Short task >> Repeat, exactly, the run of lines that opens with the line containing "Rebuild this chart" and closes with the line containing "45.9, 47.8, 63.6]", and leave all other lines out.

Data to use >>
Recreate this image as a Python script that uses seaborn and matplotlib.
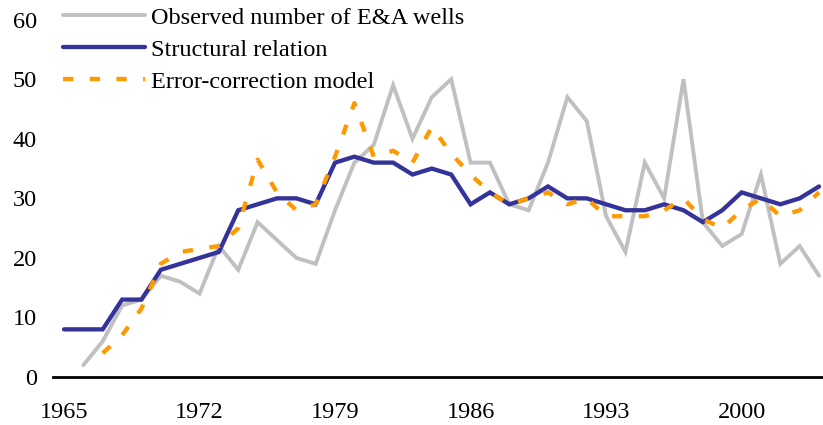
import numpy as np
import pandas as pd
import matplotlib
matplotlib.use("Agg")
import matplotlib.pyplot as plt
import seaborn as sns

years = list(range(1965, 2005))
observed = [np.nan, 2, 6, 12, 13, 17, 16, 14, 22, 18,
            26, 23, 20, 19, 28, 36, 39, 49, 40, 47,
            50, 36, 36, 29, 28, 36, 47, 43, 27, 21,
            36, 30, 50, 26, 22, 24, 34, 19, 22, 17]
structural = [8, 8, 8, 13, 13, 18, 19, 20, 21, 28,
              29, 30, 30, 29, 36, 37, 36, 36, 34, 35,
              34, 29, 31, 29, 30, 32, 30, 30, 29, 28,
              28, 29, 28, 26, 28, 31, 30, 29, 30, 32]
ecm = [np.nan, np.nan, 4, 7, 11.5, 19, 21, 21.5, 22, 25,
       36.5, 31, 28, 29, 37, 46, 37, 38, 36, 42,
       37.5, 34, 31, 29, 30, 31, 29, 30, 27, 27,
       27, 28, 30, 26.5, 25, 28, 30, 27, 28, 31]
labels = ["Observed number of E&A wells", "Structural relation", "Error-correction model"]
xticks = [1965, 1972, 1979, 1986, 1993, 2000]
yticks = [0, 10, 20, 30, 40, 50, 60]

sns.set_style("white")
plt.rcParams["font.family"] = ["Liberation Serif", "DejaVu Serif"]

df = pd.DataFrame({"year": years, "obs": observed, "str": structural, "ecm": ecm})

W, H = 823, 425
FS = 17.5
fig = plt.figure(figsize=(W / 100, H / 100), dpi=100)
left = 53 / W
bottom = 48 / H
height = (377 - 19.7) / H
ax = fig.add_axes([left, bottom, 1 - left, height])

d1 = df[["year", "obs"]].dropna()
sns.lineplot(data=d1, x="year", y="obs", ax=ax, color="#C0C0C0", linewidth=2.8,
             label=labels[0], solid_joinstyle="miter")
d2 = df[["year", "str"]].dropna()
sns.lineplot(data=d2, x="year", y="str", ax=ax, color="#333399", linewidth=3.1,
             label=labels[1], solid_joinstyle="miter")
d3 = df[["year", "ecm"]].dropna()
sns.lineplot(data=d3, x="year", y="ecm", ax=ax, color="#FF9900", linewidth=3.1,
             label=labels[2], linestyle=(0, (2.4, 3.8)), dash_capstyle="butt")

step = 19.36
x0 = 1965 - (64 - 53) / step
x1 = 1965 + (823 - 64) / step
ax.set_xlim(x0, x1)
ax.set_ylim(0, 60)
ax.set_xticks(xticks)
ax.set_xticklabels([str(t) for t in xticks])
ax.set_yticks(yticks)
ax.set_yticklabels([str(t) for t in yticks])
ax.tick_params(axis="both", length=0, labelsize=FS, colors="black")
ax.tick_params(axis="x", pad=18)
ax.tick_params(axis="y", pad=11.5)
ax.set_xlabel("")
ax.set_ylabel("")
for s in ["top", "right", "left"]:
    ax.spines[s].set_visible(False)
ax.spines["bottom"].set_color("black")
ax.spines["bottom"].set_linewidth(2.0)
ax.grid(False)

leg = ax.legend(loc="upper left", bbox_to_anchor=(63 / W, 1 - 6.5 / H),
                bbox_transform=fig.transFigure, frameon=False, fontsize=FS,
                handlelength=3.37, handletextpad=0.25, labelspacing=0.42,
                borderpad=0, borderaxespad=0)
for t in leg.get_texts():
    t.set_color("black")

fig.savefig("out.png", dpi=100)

---

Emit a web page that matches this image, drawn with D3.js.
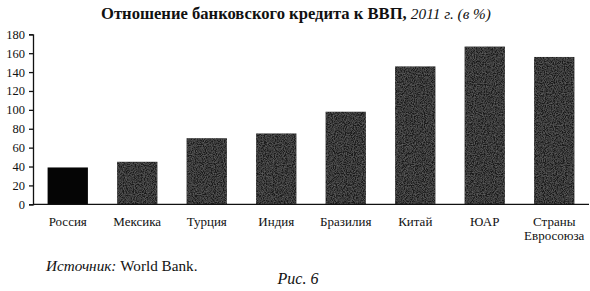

--

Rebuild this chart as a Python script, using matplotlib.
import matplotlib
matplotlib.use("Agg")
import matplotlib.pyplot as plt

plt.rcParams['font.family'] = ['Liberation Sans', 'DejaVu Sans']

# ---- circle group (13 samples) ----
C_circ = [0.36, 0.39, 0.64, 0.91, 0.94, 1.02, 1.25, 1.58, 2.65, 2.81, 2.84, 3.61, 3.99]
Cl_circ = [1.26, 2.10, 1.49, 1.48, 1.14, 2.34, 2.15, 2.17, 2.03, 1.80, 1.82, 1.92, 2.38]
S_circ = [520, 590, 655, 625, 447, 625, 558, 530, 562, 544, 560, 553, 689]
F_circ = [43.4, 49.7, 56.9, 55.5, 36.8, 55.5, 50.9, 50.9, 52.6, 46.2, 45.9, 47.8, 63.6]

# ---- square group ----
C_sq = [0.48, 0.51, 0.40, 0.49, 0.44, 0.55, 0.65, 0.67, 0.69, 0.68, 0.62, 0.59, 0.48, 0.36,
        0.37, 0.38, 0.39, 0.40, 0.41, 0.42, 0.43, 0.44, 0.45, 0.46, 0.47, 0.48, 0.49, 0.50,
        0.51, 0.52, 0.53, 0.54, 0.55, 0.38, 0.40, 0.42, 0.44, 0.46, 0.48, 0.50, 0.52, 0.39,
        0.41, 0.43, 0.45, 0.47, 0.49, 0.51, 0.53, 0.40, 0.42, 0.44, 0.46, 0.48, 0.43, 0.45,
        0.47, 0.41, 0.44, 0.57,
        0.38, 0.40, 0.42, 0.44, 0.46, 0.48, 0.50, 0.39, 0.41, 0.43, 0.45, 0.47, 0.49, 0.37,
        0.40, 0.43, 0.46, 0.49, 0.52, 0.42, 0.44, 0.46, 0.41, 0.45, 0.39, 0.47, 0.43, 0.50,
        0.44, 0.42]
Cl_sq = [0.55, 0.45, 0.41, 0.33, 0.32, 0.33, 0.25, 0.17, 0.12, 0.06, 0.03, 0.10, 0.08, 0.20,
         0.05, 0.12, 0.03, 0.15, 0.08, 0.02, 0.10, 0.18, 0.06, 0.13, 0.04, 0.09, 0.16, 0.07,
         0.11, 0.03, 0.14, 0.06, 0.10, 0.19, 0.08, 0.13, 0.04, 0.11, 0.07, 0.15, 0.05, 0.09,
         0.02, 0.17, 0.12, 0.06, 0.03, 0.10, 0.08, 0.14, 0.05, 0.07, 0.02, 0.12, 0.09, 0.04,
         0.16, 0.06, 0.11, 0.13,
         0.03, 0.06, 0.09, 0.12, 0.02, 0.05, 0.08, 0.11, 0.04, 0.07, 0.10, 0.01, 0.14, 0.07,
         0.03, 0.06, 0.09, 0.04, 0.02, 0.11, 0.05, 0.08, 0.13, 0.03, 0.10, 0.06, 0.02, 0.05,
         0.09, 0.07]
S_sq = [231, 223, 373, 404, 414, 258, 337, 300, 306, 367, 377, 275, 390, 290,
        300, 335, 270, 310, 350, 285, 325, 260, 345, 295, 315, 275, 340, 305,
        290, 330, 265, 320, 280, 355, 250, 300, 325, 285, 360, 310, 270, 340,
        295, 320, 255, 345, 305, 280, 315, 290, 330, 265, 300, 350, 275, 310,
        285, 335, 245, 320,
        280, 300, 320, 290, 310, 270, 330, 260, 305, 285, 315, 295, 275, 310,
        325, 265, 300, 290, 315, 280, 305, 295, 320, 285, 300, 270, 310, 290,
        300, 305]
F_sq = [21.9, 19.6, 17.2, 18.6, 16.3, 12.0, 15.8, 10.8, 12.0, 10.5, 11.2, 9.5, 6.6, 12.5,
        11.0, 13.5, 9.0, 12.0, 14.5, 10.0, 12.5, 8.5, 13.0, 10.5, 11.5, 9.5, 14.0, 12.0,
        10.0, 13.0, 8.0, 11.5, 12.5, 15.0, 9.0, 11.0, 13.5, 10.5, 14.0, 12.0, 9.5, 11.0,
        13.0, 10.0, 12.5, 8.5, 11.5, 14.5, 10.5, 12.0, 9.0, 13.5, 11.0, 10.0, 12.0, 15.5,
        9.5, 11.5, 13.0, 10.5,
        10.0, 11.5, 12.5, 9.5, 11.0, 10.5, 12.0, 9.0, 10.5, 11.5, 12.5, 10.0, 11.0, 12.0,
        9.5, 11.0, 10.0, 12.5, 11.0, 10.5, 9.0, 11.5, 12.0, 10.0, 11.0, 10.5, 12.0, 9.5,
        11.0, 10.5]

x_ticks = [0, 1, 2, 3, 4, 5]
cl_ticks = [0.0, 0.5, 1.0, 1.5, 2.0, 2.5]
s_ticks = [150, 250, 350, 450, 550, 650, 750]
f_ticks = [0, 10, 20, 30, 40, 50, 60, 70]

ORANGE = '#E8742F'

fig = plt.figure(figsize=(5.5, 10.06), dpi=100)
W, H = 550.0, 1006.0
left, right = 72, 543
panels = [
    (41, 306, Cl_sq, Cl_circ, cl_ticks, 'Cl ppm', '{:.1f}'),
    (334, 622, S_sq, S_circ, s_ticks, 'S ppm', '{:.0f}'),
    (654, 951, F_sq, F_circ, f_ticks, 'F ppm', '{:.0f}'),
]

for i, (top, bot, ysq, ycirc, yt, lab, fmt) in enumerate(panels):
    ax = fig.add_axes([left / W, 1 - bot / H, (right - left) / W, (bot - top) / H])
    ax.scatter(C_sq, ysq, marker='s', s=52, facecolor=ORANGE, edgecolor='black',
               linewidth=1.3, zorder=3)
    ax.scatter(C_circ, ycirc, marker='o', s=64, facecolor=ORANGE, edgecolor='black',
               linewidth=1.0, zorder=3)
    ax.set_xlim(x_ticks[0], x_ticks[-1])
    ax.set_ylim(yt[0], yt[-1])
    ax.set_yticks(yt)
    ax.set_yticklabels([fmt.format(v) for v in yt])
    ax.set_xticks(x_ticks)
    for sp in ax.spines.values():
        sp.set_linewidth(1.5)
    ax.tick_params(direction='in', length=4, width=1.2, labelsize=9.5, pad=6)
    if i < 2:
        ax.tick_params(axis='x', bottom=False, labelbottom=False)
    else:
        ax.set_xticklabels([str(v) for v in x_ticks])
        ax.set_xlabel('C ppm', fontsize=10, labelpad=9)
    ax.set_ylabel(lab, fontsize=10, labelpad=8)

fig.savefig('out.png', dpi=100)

Exercise output >>
Rebuild this chart as a Python script, using matplotlib.
import matplotlib
matplotlib.use("Agg")
import matplotlib.pyplot as plt

plt.rcParams['font.family'] = ['Liberation Sans', 'DejaVu Sans']

# ---- circle group (13 samples) ----
C_circ = [0.36, 0.39, 0.64, 0.91, 0.94, 1.02, 1.25, 1.58, 2.65, 2.81, 2.84, 3.61, 3.99]
Cl_circ = [1.26, 2.10, 1.49, 1.48, 1.14, 2.34, 2.15, 2.17, 2.03, 1.80, 1.82, 1.92, 2.38]
S_circ = [520, 590, 655, 625, 447, 625, 558, 530, 562, 544, 560, 553, 689]
F_circ = [43.4, 49.7, 56.9, 55.5, 36.8, 55.5, 50.9, 50.9, 52.6, 46.2, 45.9, 47.8, 63.6]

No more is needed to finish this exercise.